What is the most common full stack behavioral question?

'Walk me through a feature you owned from database schema to UI.' It appears in roughly 75% of mid-level full stack loops because it tests every signal at once: data modeling, API design, frontend state, deployment, and the judgment calls you made along the way.

How do I answer 'tell me about a time you failed' without sounding incompetent?

Pick a real failure that maps to full-stack judgment — a leaky abstraction between frontend and backend, a schema choice that bit you six months later, a feature you shipped without proper observability. Spend 60% of the answer on what you changed in your process afterward, not the failure itself.

Should I admit when I'm weaker on one side of the stack?

Yes, with calibration. 'I am stronger on backend and lean on a senior frontend reviewer for complex React state' is honest and shows self-awareness. Claiming equal depth on both sides when you have it on neither is the fastest way to fail the technical round that follows.

Is full stack a step down from specialist roles in 2026?

Compensation-wise, often yes — backend specialists earn roughly $35K more at median, and the gap widens at senior levels because depth compounds. But full stack roles offer broader ownership and ship velocity that some engineers prefer. Address this in interviews by framing breadth as a deliberate career choice, not a fallback.

How long should each STAR answer be?

Ninety seconds to two minutes for the main answer.
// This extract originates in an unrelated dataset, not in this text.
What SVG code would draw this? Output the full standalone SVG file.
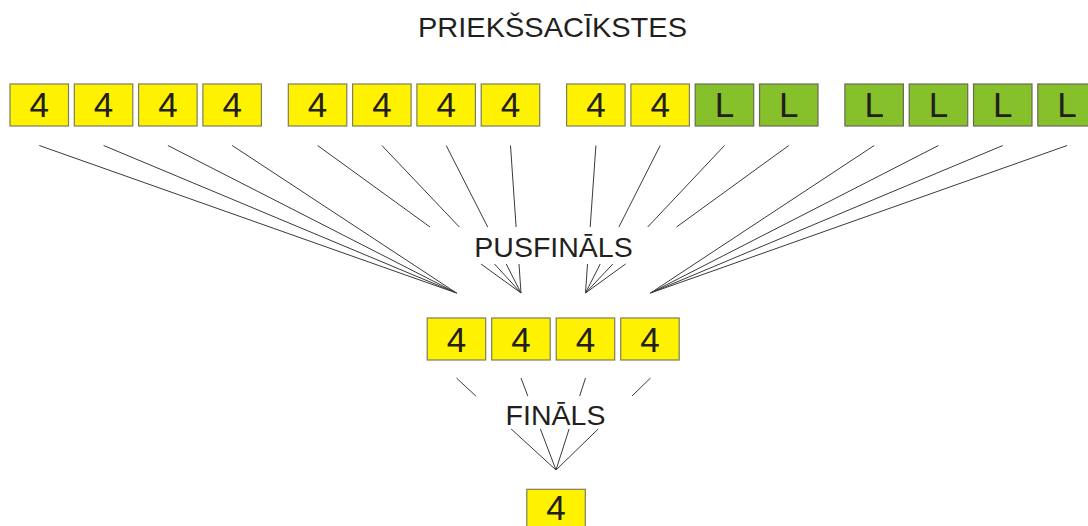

Full stack candidates tend to overrun by listing every layer they touched. Resist. Mention the layers in one sentence, then dive into the two or three decisions that actually mattered.

Do I need to quantify outcomes if the feature was small?

Yes. 'Cut the signup flow from four pages to one, lifted activation 12%' is a result. 'Made the signup nicer' is not. Small features still have metrics — page load time, conversion rate, error count, support tickets. No numbers anywhere is a disqualifying signal at any company over Series B.

How do I prep if my last job had no formal code review or testing culture?

Lean into the gap. Stories about introducing CI, writing the first integration test, or proposing a code review checklist are strong signals at the next employer — they show you raise the bar instead of coasting on what exists.